Apesar de muitos não poderem alterar sua rotina de trabalho,
não terem como morar em uma casa com um grande quintal ou tirar o videogame de
circulação, os pais podem melhorar muito a qualidade do brincar dos pequenos
com medidas simples. “A primeira coisa é retomar a sua própria infância”, diz
Lucilene. “Lembrar do que brincava, do que mais gostava e pensar no que a
criança precisa também.” Para compensar a falta de espaço, os pais devem levar
os filhos para brincar em áreas ao ar livre e, de preferência, com natureza
abundante. Seja o playground do prédio, parque público ou clube. Mesmo dentro
de casa, o ambiente pode ficar bem mais convidativo se for complementado com
elementos naturais, como um canteiro de pedras ou um jardim que possa ser usado
à vontade. “Essa relação de exploração do espaço é importante para o
desenvolvimento da criança”, diz a especialista em brinquedos e brincadeiras
Renata Meirelles.
O videogame e o computador não precisam ser banidos, mas
devem ser usados com moderação, e não nas doses que as crianças exigirem. Além
do controle, brinquedos eletrônicos – sempre tão atrativos – devem ser dados às
crianças mais velhas, com capacidade de compreensão maior, e evitados na
primeira infância. “Quanto mais cedo elas se envolverem com esses recursos,
maior a chance de elas se afastarem das brincadeiras com contato corporal”,
afirma Renata.
Todo mundo junto
Além de acompanhar, estimular e dar condições para a
brincadeira, os pais devem participar delas. “Quando a mãe brinca junto, a
criança se sente totalmente aceita”, diz Marilena. “O compartilhamento desse
momento de alegria ajuda a desenvolver a autoconfiança.” Ou mesmo quando não
tiverem como parar para brincar, os pais podem – e devem – deixar as crianças
se envolverem em atividades manuais, como cozinhar e jardinagem. “O adulto é
uma referência importante”, complementa Renata. “Não precisa ficar de fora,
pode fazer atividades junto com os filhos.”

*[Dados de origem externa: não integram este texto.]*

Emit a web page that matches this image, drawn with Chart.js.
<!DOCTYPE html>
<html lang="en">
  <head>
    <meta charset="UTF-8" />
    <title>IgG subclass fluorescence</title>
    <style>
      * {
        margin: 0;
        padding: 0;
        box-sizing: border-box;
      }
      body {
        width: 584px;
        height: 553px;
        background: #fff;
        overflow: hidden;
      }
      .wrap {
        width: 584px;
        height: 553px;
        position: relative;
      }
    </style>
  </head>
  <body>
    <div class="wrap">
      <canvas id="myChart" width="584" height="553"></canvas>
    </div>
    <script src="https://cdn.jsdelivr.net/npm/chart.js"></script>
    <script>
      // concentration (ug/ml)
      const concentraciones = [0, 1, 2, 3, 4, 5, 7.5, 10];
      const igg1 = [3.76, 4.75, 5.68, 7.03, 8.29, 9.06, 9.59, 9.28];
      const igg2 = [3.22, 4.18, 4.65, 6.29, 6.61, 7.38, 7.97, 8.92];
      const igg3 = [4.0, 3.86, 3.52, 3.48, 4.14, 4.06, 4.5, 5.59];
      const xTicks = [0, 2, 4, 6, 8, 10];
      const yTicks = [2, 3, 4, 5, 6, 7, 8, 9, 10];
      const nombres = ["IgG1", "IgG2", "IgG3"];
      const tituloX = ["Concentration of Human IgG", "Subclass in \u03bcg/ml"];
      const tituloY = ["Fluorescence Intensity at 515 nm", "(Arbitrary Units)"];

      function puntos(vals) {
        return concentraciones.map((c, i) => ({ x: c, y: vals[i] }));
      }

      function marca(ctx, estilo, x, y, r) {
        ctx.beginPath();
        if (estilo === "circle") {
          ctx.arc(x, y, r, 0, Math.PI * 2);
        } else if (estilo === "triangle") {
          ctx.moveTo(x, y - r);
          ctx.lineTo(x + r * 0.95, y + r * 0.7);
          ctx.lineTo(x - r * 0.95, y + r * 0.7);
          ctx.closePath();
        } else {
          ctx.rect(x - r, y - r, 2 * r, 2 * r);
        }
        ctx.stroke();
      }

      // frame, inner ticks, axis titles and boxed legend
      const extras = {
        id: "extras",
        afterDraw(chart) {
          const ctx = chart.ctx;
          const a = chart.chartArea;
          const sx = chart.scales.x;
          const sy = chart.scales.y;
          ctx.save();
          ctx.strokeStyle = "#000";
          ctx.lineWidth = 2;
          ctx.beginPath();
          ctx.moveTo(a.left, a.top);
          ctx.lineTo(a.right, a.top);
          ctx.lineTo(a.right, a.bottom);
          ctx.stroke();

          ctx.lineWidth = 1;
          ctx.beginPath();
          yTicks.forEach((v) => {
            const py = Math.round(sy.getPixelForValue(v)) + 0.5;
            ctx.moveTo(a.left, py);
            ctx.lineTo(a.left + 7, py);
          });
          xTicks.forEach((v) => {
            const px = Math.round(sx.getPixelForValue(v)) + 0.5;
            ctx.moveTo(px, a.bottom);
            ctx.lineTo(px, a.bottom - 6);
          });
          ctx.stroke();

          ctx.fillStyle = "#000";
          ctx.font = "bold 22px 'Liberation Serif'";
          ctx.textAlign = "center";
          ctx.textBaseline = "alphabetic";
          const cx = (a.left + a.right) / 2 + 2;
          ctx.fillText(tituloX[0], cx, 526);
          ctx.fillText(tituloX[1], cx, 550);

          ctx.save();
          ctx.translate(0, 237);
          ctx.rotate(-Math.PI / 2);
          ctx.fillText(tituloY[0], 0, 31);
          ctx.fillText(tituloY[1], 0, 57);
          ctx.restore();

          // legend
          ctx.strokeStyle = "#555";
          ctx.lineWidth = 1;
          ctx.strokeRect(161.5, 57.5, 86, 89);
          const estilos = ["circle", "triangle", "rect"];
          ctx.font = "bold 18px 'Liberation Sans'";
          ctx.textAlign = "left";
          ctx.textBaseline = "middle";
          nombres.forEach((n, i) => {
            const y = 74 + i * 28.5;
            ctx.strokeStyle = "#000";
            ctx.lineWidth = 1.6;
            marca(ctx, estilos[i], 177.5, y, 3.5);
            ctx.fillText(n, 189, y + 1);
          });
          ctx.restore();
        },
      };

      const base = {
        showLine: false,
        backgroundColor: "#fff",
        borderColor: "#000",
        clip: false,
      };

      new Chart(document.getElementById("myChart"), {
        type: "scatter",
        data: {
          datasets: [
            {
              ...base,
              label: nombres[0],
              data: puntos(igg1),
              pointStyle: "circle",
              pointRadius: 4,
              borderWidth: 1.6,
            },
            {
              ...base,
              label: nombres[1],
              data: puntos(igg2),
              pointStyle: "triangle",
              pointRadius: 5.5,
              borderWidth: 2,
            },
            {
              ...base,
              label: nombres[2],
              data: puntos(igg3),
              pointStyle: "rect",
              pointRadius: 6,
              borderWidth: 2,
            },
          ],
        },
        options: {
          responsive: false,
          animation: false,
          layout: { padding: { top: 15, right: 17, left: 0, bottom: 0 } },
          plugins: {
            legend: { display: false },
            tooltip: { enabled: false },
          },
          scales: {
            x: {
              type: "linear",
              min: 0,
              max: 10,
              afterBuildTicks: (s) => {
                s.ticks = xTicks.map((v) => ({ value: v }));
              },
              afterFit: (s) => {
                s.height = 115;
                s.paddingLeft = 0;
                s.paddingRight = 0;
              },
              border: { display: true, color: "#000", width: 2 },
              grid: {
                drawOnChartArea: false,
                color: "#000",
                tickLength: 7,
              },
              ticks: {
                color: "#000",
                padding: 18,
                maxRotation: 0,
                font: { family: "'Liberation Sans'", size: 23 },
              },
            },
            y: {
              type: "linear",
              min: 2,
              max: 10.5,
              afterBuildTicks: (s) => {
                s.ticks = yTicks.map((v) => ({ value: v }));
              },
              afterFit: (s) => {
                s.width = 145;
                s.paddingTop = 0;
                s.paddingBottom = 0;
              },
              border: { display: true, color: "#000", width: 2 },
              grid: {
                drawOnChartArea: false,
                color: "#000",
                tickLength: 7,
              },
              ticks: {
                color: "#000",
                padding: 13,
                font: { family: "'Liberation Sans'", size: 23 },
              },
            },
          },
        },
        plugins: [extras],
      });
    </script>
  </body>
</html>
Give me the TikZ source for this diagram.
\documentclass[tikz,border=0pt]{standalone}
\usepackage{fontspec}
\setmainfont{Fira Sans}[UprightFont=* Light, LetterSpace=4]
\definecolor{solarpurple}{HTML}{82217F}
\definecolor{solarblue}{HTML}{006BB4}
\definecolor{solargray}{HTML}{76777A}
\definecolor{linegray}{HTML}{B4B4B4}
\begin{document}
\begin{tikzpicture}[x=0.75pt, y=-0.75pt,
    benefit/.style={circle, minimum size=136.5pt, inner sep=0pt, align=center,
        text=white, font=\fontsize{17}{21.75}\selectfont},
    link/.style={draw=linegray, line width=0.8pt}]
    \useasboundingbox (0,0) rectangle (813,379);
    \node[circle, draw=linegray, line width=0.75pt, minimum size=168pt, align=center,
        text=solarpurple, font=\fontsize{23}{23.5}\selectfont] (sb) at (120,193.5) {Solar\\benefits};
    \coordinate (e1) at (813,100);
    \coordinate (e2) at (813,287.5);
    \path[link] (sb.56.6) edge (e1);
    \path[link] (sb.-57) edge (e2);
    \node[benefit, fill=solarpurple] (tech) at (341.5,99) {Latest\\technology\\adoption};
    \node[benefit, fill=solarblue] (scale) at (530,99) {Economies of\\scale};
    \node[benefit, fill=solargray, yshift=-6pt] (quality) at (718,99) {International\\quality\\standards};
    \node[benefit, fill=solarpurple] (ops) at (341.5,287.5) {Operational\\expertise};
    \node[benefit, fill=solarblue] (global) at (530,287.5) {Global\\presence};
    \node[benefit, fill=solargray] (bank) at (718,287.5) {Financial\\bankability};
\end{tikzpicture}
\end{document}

A escolha do brinquedo também é muito importante. Especialistas
são unânimes em lembrar que os mais simples, como um jogo de empilhar, um pião
e até um simples galho de árvore, são os que proporcionam experiências mais
interessantes, pois exercitam muito a imaginação da criança. Mesmo que a loja
de brinquedos ofereça pista de corrida e o posto de gasolina para quem quer
brincar de carrinho, é interessante deixar que os pequenos construam seu
próprio universo. “O mercado de brinquedos sempre antecipa a necessidade das
crianças, mas não é isso que eles precisam”, garante Renata.
A quantidade de brinquedos e o seu grau de sofisticação não
têm nada a ver com a qualidade da brincadeira. Pelo contrário. Muitos bonecos,
carrinhos e jogos entulhados em um quarto pequeno podem ser sufocantes. E,
muitas vezes, os melhores brinquedos são tão simples que nem precisam ser
comprados. “Quando a criança transforma a panela em um carro, é um processo
muito mais criativo”, continua Renata. A pesquisadora, que estudou brincadeiras
em áreas rurais, conta que, em alguns locais onde os brinquedos
industrializados são raros, as crianças se divertem muito com objetos
encontrados na natureza, como pequenos galhos e terra. “Essa interação com a
natureza é muito saudável e faz parte da cultura da infância.”